— START STORED DATA —

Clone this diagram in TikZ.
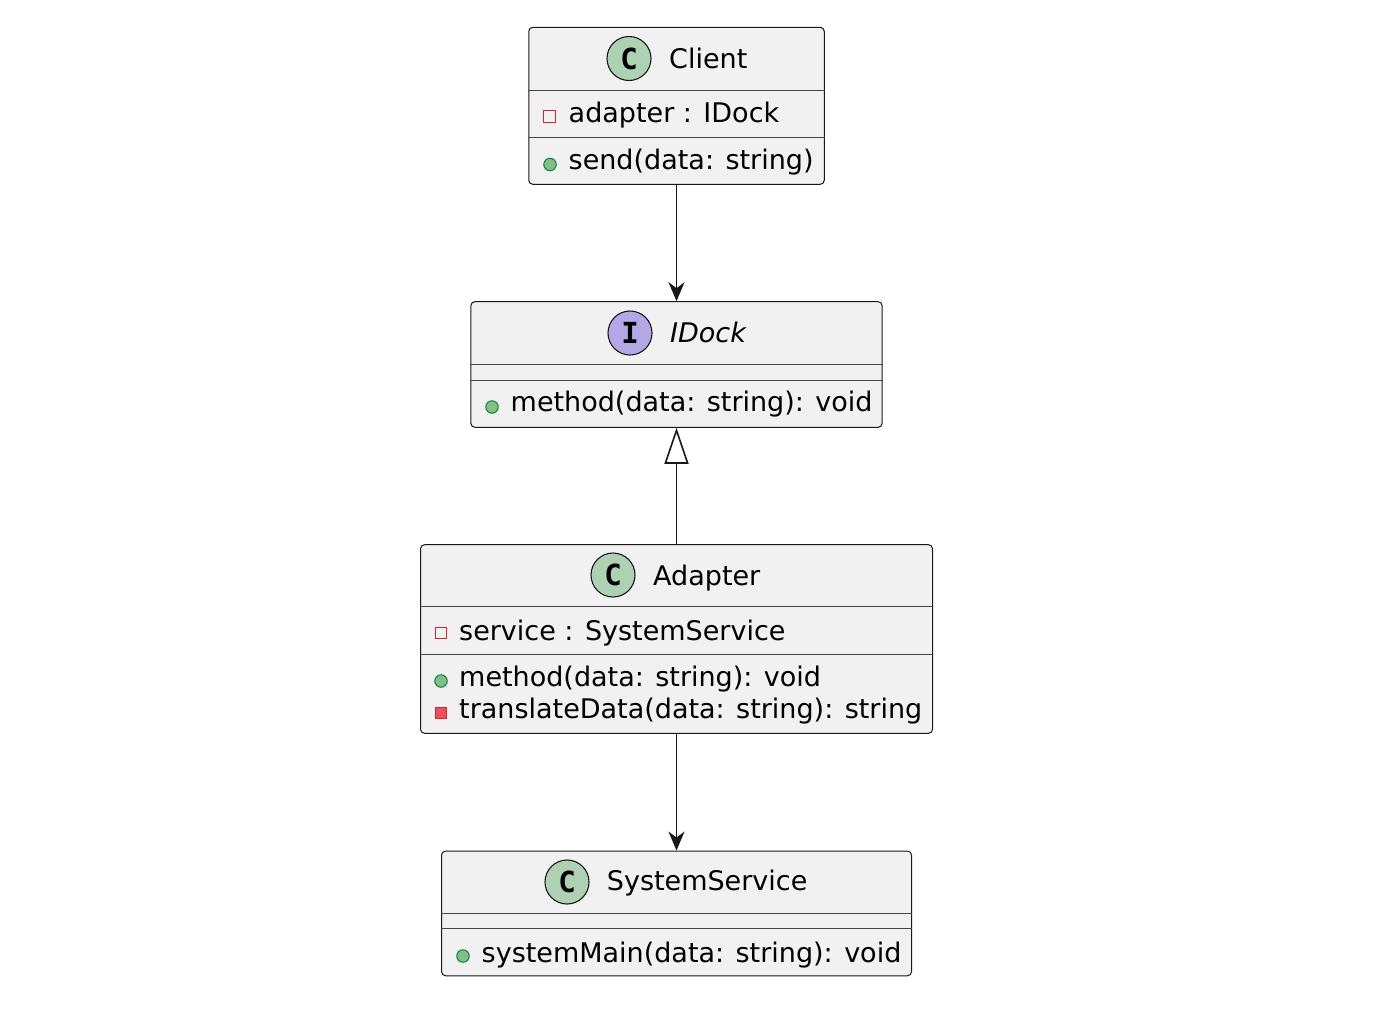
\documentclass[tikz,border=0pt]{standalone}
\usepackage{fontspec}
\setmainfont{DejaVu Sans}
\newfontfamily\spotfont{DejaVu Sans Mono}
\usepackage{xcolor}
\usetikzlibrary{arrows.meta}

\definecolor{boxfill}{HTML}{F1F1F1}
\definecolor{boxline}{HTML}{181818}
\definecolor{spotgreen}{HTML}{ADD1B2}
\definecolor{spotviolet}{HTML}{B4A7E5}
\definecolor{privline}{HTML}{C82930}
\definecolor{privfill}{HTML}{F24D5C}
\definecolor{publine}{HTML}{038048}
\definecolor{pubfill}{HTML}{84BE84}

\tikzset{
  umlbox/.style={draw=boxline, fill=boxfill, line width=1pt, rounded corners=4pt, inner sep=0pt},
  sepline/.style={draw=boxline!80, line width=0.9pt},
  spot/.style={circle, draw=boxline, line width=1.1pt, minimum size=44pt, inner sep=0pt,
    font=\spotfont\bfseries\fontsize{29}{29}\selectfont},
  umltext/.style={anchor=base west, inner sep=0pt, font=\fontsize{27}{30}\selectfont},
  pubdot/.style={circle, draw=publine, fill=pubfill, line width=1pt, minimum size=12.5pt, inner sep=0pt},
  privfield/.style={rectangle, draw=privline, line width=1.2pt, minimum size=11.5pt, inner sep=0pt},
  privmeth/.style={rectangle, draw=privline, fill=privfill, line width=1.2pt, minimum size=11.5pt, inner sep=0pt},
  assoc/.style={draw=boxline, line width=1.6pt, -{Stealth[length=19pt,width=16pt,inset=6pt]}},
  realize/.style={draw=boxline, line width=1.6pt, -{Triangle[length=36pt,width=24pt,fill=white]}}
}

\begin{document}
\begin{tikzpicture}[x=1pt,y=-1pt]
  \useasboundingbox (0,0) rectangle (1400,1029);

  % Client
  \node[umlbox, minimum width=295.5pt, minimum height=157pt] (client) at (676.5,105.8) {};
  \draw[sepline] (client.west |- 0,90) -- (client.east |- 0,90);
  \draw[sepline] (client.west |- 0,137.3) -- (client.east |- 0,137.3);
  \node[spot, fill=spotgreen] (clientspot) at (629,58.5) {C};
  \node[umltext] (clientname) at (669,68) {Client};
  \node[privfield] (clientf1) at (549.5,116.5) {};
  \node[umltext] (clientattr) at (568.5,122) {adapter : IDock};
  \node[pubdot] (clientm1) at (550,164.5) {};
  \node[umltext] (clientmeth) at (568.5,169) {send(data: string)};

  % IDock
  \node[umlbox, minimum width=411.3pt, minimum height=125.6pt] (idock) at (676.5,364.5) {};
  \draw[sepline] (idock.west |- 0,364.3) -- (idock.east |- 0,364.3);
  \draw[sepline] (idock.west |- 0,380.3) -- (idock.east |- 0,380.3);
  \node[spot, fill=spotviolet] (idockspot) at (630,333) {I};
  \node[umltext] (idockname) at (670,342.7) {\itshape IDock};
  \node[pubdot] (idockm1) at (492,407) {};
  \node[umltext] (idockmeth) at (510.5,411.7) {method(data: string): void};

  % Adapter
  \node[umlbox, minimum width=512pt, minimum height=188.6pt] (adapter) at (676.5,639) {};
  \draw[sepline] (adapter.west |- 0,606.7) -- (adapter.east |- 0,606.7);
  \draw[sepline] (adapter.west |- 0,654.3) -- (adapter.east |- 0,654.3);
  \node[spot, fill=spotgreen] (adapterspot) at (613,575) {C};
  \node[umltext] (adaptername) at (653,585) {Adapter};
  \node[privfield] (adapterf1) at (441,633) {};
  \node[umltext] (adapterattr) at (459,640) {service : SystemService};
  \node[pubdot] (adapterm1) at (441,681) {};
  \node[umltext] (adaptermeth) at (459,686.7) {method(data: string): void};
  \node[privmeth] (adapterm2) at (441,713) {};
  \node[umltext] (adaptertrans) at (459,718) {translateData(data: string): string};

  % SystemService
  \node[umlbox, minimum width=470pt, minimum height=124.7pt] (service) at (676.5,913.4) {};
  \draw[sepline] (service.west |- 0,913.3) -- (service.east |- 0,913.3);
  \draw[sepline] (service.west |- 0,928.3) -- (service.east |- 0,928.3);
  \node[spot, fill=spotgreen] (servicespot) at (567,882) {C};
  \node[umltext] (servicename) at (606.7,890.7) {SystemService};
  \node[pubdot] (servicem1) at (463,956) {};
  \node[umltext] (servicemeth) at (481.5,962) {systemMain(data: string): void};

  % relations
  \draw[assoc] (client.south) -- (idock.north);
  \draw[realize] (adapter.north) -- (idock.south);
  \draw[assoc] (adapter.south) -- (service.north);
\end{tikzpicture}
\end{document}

— END STORED DATA —

GOAL. Repeat, with no pictures, each line from the beginning of the data through the line containing "(0,0) rectangle (1400,1029);", inclusive.

TASK OUTPUT.
Clone this diagram in TikZ.
\documentclass[tikz,border=0pt]{standalone}
\usepackage{fontspec}
\setmainfont{DejaVu Sans}
\newfontfamily\spotfont{DejaVu Sans Mono}
\usepackage{xcolor}
\usetikzlibrary{arrows.meta}

\definecolor{boxfill}{HTML}{F1F1F1}
\definecolor{boxline}{HTML}{181818}
\definecolor{spotgreen}{HTML}{ADD1B2}
\definecolor{spotviolet}{HTML}{B4A7E5}
\definecolor{privline}{HTML}{C82930}
\definecolor{privfill}{HTML}{F24D5C}
\definecolor{publine}{HTML}{038048}
\definecolor{pubfill}{HTML}{84BE84}

\tikzset{
  umlbox/.style={draw=boxline, fill=boxfill, line width=1pt, rounded corners=4pt, inner sep=0pt},
  sepline/.style={draw=boxline!80, line width=0.9pt},
  spot/.style={circle, draw=boxline, line width=1.1pt, minimum size=44pt, inner sep=0pt,
    font=\spotfont\bfseries\fontsize{29}{29}\selectfont},
  umltext/.style={anchor=base west, inner sep=0pt, font=\fontsize{27}{30}\selectfont},
  pubdot/.style={circle, draw=publine, fill=pubfill, line width=1pt, minimum size=12.5pt, inner sep=0pt},
  privfield/.style={rectangle, draw=privline, line width=1.2pt, minimum size=11.5pt, inner sep=0pt},
  privmeth/.style={rectangle, draw=privline, fill=privfill, line width=1.2pt, minimum size=11.5pt, inner sep=0pt},
  assoc/.style={draw=boxline, line width=1.6pt, -{Stealth[length=19pt,width=16pt,inset=6pt]}},
  realize/.style={draw=boxline, line width=1.6pt, -{Triangle[length=36pt,width=24pt,fill=white]}}
}

\begin{document}
\begin{tikzpicture}[x=1pt,y=-1pt]
  \useasboundingbox (0,0) rectangle (1400,1029);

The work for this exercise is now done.